For rope straps, make sure both ends are evenly finished and secured. Whipping with cord, stitching a leather end cap, or binding the ends can all work, but the finish should resist fraying and movement over time. A rope strap that slips at the end fitting is not a small flaw. It is a failure point.

Then assemble the connectors and test every point by hand before attaching the strap to a camera. Pull hard. Twist it. Simulate real stress. If anything shifts, creaks, or looks uneven, fix it now.

Comfort is a design choice, not an afterthought

A strap can be strong and still unpleasant to use.

The width should match the camera weight. Narrow straps look elegant, especially on compact cameras, but they can become tiring with heavier setups. Wider straps spread weight better, though they can feel bulky on smaller bodies. Softness matters too. A lined leather strap often feels better on bare skin than a raw, stiff piece of hide. Rope can be comfortable, but only if the diameter and texture work for extended carry.

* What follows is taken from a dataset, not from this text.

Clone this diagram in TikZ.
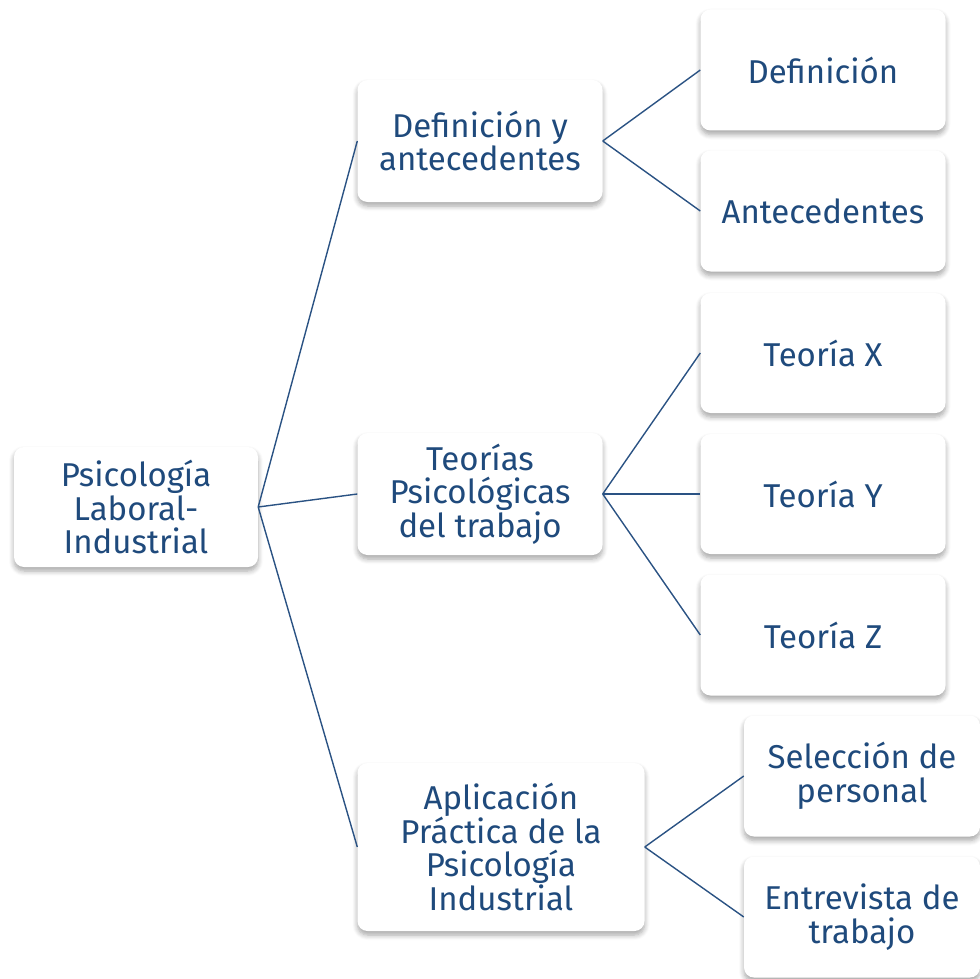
\documentclass[tikz,border=0pt]{standalone}
\usepackage{fontspec}
\setmainfont{Fira Sans}
\usetikzlibrary{shadows.blur}
\definecolor{txt}{HTML}{1F4A7C}
\definecolor{ln}{HTML}{2A5283}
\tikzset{
  box/.style={rounded corners=10pt, fill=white, align=center, text=txt,
    font=\fontsize{33}{33.5}\selectfont, inner sep=0pt,
    blur shadow={shadow xshift=0pt, shadow yshift=-4pt, shadow blur steps=6, shadow blur radius=5pt, shadow opacity=35}},
  conn/.style={draw=ln, line width=1.4pt}
}
\begin{document}
\begin{tikzpicture}[x=1pt,y=-1pt]
\useasboundingbox (0,0) rectangle (980,979);
\node[box, minimum width=244pt, minimum height=120pt] (root) at (136,507) {Psicología\\Laboral-\\Industrial};
\node[box, minimum width=245pt, minimum height=122pt] (def) at (480,141) {Definición y\\antecedentes};
\node[box, minimum width=245pt, minimum height=122pt] (teo) at (480,494) {Teorías\\Psicológicas\\del trabajo};
\node[box, minimum width=287pt, minimum height=168pt] (apl) at (501,847) {Aplicación\\Práctica de la\\Psicología\\Industrial};
\node[box, minimum width=245pt, minimum height=121pt] (d1) at (823,70) {Definición};
\node[box, minimum width=245pt, minimum height=121pt] (d2) at (823,211) {Antecedentes};
\node[box, minimum width=245pt, minimum height=120pt] (tx) at (823,353) {Teoría X};
\node[box, minimum width=245pt, minimum height=120pt] (ty) at (823,494) {Teoría Y};
\node[box, minimum width=245pt, minimum height=121pt] (tz) at (823,635) {Teoría Z};
\node[box, minimum width=236pt, minimum height=121pt] (s1) at (862,776) {Selección de\\personal};
\node[box, minimum width=236pt, minimum height=121pt] (s2) at (862,917) {Entrevista de\\trabajo};
\draw[conn] (root.east) -- (def.west);
\draw[conn] (root.east) -- (teo.west);
\draw[conn] (root.east) -- (apl.west);
\draw[conn] (def.east) -- (d1.west);
\draw[conn] (def.east) -- (d2.west);
\draw[conn] (teo.east) -- (tx.west);
\draw[conn] (teo.east) -- (ty.west);
\draw[conn] (teo.east) -- (tz.west);
\draw[conn] (apl.east) -- (s1.west);
\draw[conn] (apl.east) -- (s2.west);
\end{tikzpicture}
\end{document}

There is also a trade-off between structure and drape. Stiffer straps hold their shape and often look cleaner. Softer straps move more naturally and can feel better during long shoots. Neither is automatically better. It depends on whether your priority is form, comfort, or a bit of both.

The details that make a strap feel finished

This is where a handmade strap stops looking homemade.

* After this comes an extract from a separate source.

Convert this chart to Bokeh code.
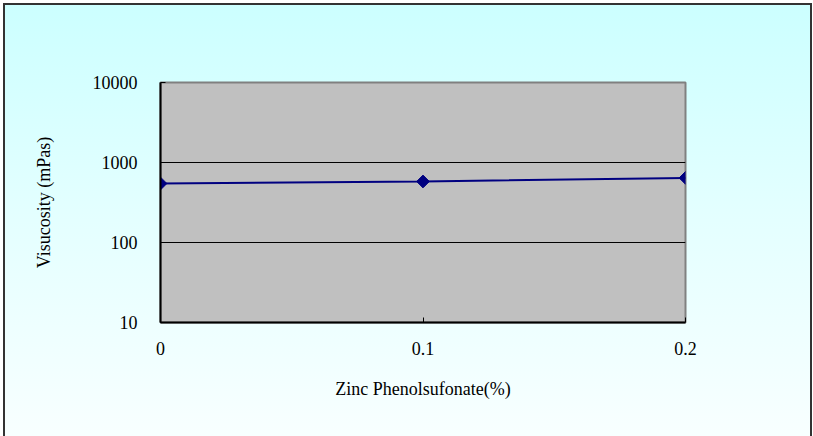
import math
from bokeh.plotting import figure
from bokeh.models import FixedTicker, ColumnDataSource
from bokeh.embed import file_html
from bokeh.resources import INLINE

# Data
zinc_pct = [0.0, 0.1, 0.2]
viscosity = [546, 579, 642]
x_ticks = [0.0, 0.1, 0.2]
x_tick_labels = ["0", "0.1", "0.2"]
y_ticks = [10, 100, 1000, 10000]
y_tick_labels = ["10", "100", "1000", "10000"]

src = ColumnDataSource(dict(x=zinc_pct, y=viscosity))

W, H = 813, 436
p = figure(width=W, height=H, output_backend="svg", toolbar_location=None,
           y_axis_type="log", x_range=(0, 0.2), y_range=(10, 10000),
           min_border_left=160, min_border_right=128,
           min_border_top=82, min_border_bottom=114,
           x_axis_label="Zinc Phenolsufonate(%)",
           y_axis_label="Visucosity (mPas)")

line = "linear-gradient(#333333, #333333)"
p.styles = {
    "background": ", ".join([
        f"{line} 3px 3px / 2px calc(100% - 3px) no-repeat",
        f"{line} 3px 3px / calc(100% - 4px) 2px no-repeat",
        f"{line} 810px 3px / 2px calc(100% - 3px) no-repeat",
        "linear-gradient(to bottom, #ccffff 0%, #e4ffff 50%, #f8ffff 100%) 5px 5px / 805px 431px no-repeat",
        "#ffffff",
    ]),
}
p.border_fill_alpha = 0
p.background_fill_color = "#c0c0c0"
p.outline_line_color = "#808080"
p.outline_line_width = 2

p.line("x", "y", source=src, line_color="#000080", line_width=2)
p.scatter("x", "y", source=src, marker="square", size=9, angle=math.pi / 4,
          fill_color="#000080", line_color="#000080")

p.xgrid.visible = False
p.ygrid.grid_line_color = "black"
p.ygrid.grid_line_width = 1
p.ygrid.ticker = FixedTicker(ticks=y_ticks)

for ax in (p.xaxis[0], p.yaxis[0]):
    ax.axis_line_color = "black"
    ax.axis_line_width = 2
    ax.major_tick_out = 0
    ax.major_tick_in = 5
    ax.minor_tick_out = 0
    ax.minor_tick_in = 0
    ax.major_label_text_font = "Liberation Serif"
    ax.major_label_text_font_size = "18px"
    ax.major_label_text_color = "black"
    ax.axis_label_text_font = "Liberation Serif"
    ax.axis_label_text_font_size = "18px"
    ax.axis_label_text_font_style = "normal"
    ax.axis_label_text_color = "black"

p.xaxis[0].ticker = FixedTicker(ticks=x_ticks)
p.xaxis[0].major_label_overrides = dict(zip(x_ticks, x_tick_labels))
p.xaxis[0].major_label_standoff = 19
p.xaxis[0].axis_label_standoff = 21

p.yaxis[0].ticker = FixedTicker(ticks=y_ticks)
p.yaxis[0].major_label_overrides = dict(zip(y_ticks, y_tick_labels))
p.yaxis[0].major_label_standoff = 23
p.yaxis[0].axis_label_standoff = 36

open("out.html", "w").write(file_html(p, INLINE))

Clean stitching, smooth edges, balanced proportions, and thoughtful color choices all matter. So does restraint. Not every strap needs contrast thread, oversized hardware, and three kinds of material. Sometimes the best result is one beautiful material, one strong connector solution, and excellent finishing.

Color is worth thinking about carefully. Neutral leather and understated rope are easy to live with and pair well with many cameras. Bolder tones can be fantastic if you want the strap to feel like part of your visual identity. A handmade strap is one of the few camera accessories that can be deeply personal without getting in the way of the tool itself.

That is part of the appeal for brands like Hyperion Handmade Camera Straps and for photographers who care about more than generic utility. A good strap does a practical job, but it also changes how the camera feels in your hand and how often you want to carry it.

Common mistakes to avoid

The biggest mistake is underbuilding the ends. The second is choosing materials that look premium but do not behave well in real use. Very stiff leather can fight the body. Thin rope can bite. Cheap hardware can undermine the whole piece.

Another common issue is ignoring wear over time. Leather stretches slightly. Rope settles. Stitch holes can elongate if placed too close to the edge. Metal parts rub. A strap should be designed for month twelve, not just day one.

It is also worth resisting the urge to overcomplicate your first build. A simple wrist strap with excellent materials and neat finishing is often more successful than an adjustable hybrid shoulder strap with too many moving parts.

If you are learning how to make camera straps, the best mindset is not speed. It is care. A strap is a small object, but it carries real weight - literally and visually. Build one that feels good every time you reach for your camera, and you will understand why the right strap never feels like an accessory. It feels like part of the camera itself.